Edwards takes a break from playing the suburban housewife victim to play the vixen, and she plays it to the hilt, on the irresistible riff-rocker, “Mint.” On what could possibly be the Sheryl Crow song that Sheryl Crow never recorded, Edwards does a nifty Crow impersonation, down to the reverb-soaked guitar line lifted from “My Favorite Mistake.” Not only does the song show off her versatility and her uncanny sex appeal, its nonsensical cooing is the sexiest and coolest sounding so far this year.

Edwards swears she will follow her lover to wherever he goes but her lover might have second thoughts on returning the favor on “Going to Hell.” “I’m going to hell/In a basket I made/Woven from the letters/And it spells your name,” Edwards explains. Despite Edwards’ travel plans hinting that everything is not all right in the Barbie Dream House, the listener can’t help but to be smitten by her, even though there might be no saving her.

Move over Mel Gibson.
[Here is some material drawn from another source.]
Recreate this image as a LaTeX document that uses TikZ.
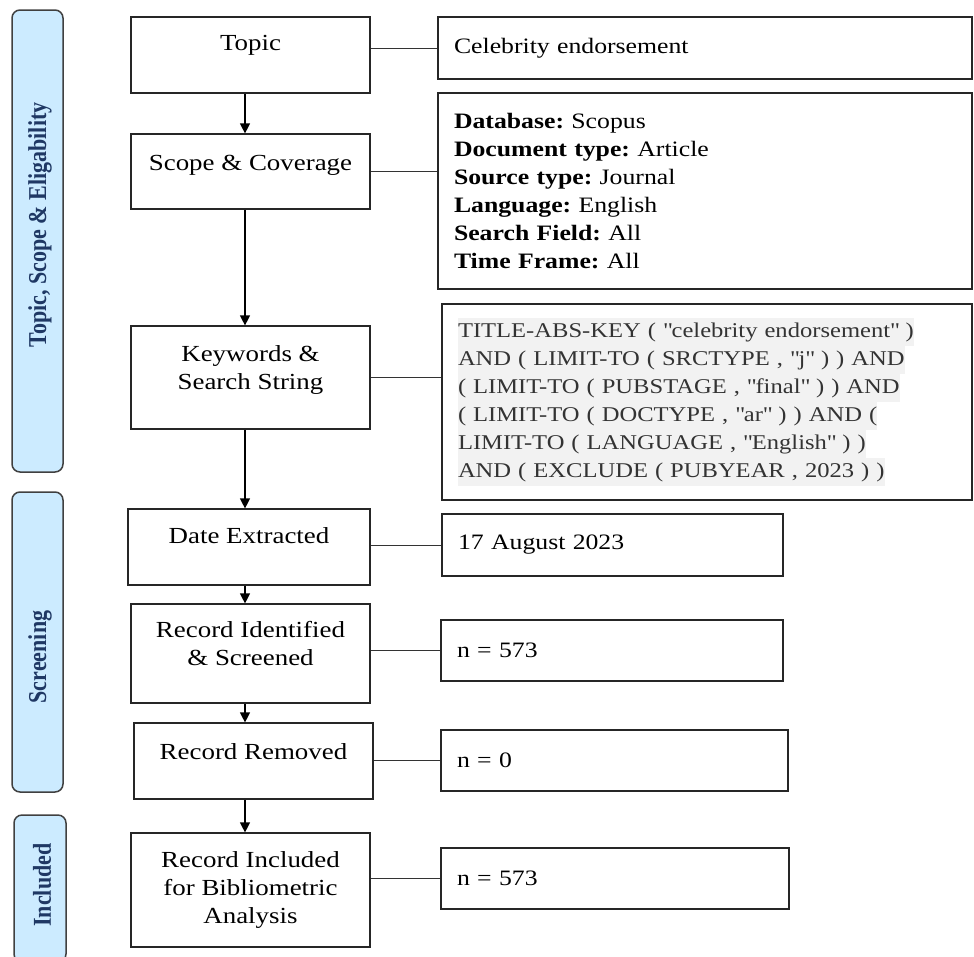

When it comes to having a cross to bear, Edwards is no slouch as evident on the album’s closing soul-searcher, “For the Record.” On what could be renamed “The Passion of the Canadian Chanteuse,” Edwards feels a deep connection with the Crucifixion of Christ, so much so that she thinks she’s ready for martyrdom because she’s a songwriter. “So hang, hang me up on your cross,” Edwards urges. “For the record/I only wanted to sing songs.” Whether you feel turning words into rhymes is as impressive as turning water into wine, Edwards makes peace with herself and her soothing voice and probing words turn us into a convert.